DIRECTIVE: Find the lines containing the word "this" and copy every one of them.

RECORDS SUPPLIED:

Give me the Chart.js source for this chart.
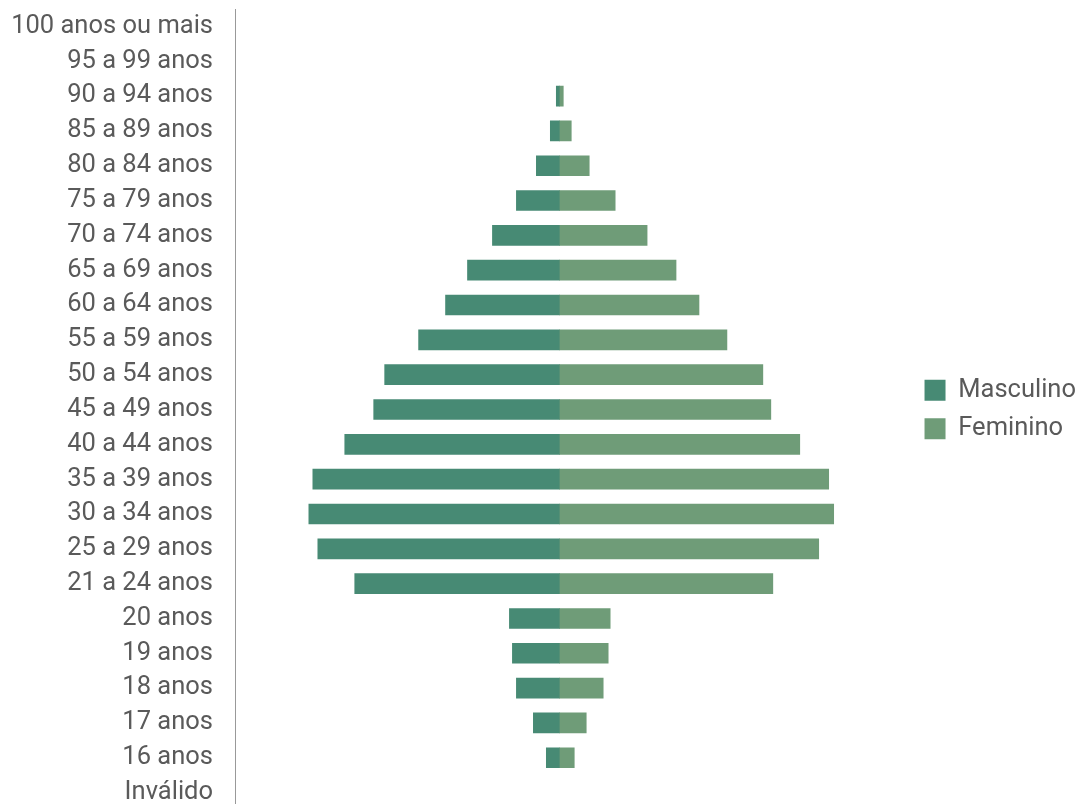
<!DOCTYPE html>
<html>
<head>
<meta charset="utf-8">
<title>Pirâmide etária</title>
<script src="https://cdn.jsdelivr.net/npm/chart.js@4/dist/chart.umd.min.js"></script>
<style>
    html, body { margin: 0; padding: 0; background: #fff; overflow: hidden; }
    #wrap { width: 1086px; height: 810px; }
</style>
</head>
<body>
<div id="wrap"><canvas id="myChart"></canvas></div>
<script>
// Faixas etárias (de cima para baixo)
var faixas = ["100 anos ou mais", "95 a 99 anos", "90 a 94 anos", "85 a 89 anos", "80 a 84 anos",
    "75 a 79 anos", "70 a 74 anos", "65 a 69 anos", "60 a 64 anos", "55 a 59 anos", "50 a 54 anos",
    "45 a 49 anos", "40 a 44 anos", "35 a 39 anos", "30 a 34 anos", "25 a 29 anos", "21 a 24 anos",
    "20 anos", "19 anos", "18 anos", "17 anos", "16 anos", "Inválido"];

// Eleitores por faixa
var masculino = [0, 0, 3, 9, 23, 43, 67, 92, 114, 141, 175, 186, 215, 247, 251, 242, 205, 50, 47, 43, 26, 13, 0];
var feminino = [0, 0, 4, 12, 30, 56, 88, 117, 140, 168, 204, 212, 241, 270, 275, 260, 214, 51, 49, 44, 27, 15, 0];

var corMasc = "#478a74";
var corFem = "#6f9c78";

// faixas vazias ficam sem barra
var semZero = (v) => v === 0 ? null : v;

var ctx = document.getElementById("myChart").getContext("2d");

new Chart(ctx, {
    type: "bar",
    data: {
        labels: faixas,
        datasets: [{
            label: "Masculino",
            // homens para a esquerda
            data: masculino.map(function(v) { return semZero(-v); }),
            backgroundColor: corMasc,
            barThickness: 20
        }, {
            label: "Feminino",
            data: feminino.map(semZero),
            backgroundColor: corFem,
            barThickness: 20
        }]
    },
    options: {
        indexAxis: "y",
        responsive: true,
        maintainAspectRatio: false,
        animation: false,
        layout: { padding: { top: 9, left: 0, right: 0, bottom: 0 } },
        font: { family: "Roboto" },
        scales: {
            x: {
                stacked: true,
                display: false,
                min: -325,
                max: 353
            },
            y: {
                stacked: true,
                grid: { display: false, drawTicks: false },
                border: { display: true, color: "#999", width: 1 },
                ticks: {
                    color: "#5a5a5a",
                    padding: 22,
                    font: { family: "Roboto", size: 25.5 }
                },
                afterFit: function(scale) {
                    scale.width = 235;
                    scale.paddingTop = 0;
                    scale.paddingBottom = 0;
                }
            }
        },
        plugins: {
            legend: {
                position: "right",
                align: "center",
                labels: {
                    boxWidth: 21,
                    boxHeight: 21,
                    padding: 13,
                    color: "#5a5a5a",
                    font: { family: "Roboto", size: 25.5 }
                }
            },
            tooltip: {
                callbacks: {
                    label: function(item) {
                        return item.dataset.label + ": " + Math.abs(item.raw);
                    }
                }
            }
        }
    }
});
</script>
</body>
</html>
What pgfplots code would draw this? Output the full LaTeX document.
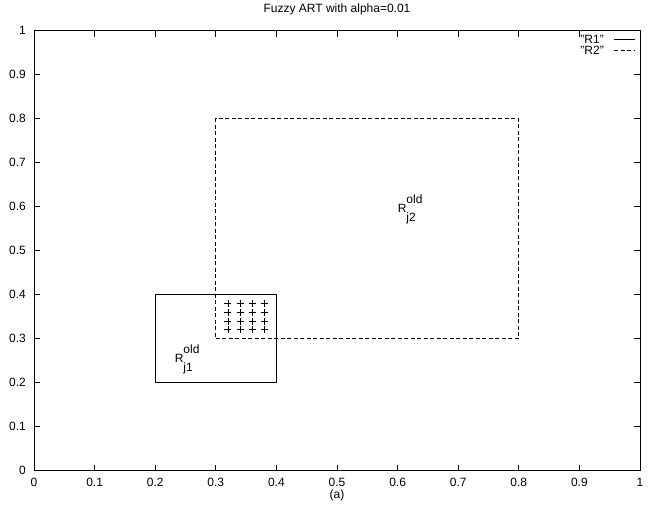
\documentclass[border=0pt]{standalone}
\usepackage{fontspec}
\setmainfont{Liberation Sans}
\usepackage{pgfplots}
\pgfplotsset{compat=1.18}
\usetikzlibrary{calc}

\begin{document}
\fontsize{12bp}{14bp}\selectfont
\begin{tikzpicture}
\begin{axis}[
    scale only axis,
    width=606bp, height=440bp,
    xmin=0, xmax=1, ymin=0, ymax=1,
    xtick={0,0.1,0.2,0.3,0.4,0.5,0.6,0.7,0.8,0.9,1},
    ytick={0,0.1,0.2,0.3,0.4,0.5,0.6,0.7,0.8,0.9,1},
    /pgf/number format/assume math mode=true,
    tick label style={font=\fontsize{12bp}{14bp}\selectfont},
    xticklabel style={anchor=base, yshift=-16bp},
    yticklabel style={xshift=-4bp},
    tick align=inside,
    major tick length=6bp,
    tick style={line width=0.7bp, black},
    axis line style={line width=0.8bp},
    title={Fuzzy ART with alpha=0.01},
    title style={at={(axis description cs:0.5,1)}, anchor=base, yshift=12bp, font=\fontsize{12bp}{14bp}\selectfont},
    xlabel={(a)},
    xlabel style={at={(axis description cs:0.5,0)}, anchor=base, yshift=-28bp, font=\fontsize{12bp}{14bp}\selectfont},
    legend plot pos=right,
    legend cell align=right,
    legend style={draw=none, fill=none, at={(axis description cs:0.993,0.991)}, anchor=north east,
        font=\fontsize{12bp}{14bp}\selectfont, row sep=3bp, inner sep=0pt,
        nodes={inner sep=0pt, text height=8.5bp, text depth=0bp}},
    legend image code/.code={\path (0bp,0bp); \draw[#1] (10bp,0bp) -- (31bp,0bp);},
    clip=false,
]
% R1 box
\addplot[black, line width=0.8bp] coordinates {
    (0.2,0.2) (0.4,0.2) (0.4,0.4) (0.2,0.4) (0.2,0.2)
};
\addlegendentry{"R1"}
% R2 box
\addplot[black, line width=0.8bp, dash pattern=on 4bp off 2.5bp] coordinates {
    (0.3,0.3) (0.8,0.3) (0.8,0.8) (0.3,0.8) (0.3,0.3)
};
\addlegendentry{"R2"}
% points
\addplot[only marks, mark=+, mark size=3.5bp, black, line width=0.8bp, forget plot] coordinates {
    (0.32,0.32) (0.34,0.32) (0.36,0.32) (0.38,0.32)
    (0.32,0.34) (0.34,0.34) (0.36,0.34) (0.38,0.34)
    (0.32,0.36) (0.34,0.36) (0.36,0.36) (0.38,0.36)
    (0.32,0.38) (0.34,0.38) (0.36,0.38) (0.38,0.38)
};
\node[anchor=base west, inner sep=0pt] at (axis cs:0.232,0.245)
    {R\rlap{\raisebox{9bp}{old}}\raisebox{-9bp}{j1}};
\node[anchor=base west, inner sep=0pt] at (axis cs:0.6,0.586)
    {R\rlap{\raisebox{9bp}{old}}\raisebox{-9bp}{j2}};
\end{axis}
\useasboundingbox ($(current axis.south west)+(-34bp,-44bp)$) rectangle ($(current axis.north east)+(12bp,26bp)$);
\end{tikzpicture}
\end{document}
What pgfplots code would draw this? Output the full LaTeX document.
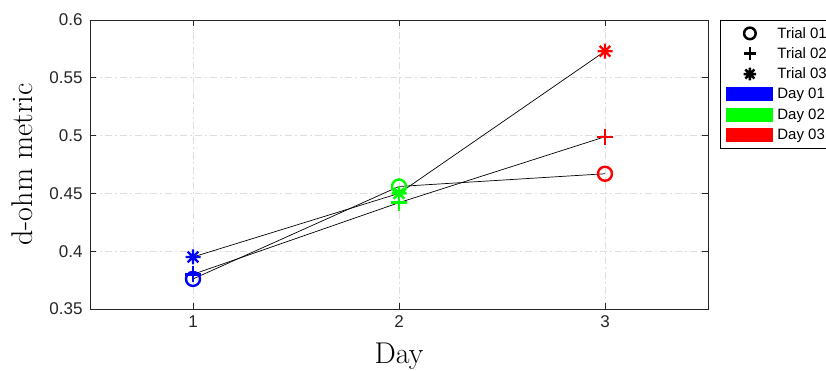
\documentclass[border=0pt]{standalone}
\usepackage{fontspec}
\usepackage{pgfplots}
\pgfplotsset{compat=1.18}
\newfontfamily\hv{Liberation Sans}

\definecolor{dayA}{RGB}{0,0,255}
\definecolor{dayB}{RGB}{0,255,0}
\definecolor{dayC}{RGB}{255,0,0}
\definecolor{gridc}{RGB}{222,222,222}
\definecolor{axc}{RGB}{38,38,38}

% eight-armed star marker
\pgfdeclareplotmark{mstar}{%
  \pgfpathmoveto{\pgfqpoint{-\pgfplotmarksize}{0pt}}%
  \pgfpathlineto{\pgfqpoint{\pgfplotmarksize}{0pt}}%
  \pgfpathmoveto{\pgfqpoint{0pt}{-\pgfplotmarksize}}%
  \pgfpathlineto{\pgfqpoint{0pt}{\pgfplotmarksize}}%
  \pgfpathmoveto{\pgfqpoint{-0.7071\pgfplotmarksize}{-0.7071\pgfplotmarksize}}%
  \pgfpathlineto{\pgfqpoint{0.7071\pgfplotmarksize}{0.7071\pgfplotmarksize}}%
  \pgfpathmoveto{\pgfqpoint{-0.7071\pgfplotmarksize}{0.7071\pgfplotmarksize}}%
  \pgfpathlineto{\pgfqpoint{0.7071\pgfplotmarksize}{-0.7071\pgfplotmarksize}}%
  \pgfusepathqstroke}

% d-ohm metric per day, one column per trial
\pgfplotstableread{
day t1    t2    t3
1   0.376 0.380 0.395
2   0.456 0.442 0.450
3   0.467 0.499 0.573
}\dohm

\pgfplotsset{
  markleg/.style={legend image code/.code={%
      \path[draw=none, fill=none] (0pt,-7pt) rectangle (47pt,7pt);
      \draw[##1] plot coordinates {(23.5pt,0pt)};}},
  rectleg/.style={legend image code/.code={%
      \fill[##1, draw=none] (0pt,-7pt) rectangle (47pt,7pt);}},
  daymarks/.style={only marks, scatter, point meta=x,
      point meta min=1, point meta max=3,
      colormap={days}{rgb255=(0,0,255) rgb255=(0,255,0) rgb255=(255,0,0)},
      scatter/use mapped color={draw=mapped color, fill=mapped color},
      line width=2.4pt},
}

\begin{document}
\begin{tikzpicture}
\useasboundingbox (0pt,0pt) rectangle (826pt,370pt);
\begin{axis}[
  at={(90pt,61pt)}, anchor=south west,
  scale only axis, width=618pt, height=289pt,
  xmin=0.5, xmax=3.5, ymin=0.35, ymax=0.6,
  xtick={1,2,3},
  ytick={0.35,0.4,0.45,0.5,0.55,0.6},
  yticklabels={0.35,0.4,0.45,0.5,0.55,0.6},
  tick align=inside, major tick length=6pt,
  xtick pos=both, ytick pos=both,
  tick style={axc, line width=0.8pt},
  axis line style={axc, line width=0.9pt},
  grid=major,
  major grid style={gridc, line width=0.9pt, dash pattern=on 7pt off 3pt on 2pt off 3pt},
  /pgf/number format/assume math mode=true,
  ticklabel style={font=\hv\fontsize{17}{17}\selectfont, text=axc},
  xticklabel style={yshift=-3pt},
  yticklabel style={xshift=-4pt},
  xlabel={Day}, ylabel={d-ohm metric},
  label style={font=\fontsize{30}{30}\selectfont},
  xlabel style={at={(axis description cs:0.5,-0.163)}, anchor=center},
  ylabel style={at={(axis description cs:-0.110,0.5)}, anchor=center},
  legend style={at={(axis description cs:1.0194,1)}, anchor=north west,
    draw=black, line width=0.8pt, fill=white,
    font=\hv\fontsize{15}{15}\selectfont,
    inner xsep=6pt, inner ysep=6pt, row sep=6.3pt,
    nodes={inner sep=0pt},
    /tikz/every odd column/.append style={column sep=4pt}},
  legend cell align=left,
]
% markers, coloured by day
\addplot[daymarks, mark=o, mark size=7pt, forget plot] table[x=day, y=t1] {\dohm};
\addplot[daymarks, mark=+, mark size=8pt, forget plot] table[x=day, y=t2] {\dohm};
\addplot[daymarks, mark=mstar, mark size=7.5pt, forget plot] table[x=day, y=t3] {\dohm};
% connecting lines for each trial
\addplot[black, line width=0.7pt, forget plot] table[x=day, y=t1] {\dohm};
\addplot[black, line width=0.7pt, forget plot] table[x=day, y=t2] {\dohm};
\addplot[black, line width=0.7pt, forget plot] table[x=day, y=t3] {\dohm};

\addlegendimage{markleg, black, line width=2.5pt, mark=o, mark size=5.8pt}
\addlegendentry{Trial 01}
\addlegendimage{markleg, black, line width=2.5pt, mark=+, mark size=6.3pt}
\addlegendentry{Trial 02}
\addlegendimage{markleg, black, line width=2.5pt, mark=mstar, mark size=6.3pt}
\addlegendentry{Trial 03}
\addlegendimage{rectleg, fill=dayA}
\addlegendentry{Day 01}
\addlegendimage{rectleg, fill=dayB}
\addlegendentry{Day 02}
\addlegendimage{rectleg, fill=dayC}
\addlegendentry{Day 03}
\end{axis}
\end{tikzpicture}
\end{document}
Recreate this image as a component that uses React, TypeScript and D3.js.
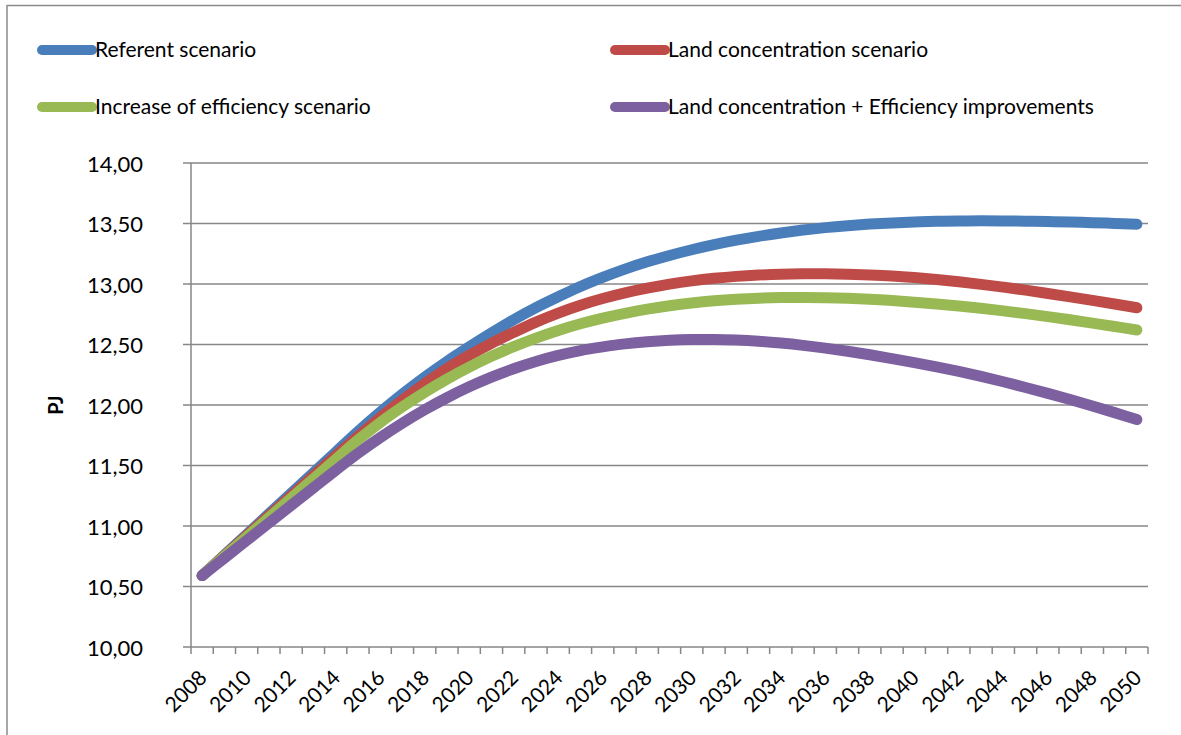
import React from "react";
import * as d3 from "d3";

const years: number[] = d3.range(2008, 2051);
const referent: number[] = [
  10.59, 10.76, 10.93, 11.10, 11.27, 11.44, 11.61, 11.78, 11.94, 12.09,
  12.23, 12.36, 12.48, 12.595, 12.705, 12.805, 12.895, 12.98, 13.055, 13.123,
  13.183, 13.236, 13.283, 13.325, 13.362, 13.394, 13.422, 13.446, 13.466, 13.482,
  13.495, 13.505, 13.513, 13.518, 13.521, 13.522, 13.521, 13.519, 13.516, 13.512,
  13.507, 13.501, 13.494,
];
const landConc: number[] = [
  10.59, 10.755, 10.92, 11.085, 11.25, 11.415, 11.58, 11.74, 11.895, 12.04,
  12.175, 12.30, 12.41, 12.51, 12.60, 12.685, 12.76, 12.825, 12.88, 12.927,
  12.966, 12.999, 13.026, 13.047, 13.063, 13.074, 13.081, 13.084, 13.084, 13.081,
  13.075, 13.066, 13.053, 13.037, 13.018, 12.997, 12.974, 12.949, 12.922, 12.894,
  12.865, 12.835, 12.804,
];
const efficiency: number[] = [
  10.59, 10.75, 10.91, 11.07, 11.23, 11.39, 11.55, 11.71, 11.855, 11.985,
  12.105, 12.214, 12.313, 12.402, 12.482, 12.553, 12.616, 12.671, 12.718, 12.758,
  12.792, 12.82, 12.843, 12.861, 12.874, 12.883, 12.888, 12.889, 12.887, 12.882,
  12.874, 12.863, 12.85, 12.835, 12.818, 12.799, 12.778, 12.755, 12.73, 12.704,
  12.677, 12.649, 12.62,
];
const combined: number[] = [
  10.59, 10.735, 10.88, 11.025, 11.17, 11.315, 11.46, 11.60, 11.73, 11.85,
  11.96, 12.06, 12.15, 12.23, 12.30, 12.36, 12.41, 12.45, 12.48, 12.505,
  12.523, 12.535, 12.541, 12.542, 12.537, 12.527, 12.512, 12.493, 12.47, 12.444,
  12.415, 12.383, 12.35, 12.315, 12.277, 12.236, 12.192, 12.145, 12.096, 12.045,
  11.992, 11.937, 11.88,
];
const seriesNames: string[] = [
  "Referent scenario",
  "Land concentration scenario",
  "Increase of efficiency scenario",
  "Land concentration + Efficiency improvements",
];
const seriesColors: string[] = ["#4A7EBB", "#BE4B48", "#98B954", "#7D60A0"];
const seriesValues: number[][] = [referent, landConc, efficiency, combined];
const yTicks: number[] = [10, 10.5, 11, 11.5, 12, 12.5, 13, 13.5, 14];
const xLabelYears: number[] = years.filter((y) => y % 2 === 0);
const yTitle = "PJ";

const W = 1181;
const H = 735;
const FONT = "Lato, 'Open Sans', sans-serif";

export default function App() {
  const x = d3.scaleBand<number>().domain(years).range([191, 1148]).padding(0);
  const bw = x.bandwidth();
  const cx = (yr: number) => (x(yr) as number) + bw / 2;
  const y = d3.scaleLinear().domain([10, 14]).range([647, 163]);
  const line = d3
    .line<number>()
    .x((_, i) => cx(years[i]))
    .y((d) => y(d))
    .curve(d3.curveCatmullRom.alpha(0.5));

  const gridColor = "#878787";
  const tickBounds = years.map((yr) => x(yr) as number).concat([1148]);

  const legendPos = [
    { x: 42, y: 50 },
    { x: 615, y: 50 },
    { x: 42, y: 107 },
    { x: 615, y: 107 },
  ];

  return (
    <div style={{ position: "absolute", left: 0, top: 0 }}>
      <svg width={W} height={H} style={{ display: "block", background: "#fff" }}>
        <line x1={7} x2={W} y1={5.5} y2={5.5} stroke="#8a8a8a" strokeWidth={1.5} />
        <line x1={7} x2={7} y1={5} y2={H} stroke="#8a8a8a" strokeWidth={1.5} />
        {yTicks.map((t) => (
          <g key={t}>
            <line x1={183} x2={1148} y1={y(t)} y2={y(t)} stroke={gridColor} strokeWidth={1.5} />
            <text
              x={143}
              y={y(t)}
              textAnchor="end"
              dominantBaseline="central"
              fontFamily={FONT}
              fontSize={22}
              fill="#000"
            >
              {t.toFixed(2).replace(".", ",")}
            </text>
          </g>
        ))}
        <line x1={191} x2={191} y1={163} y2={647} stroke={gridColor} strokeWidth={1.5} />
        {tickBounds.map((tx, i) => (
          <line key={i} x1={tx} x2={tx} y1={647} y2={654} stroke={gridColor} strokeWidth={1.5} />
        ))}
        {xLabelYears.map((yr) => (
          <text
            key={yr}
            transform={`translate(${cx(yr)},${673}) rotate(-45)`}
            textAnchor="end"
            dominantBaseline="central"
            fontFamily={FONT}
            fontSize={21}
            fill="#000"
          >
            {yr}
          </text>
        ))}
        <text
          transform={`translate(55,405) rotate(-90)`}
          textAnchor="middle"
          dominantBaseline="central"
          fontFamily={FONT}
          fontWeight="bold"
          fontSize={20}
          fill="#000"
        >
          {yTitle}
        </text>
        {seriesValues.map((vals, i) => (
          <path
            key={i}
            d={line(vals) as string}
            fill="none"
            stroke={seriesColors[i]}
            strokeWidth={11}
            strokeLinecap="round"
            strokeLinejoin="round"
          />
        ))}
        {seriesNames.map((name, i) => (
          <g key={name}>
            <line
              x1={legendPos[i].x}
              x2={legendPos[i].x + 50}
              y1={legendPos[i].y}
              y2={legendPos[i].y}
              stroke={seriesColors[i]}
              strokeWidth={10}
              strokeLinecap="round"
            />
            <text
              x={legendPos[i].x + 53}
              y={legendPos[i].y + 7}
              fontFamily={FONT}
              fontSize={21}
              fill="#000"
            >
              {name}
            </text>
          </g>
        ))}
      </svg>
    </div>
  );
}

EXERCISE OUTPUT:
Give me the Chart.js source for this chart.
What pgfplots code would draw this? Output the full LaTeX document.
What pgfplots code would draw this? Output the full LaTeX document.
Recreate this image as a component that uses React, TypeScript and D3.js.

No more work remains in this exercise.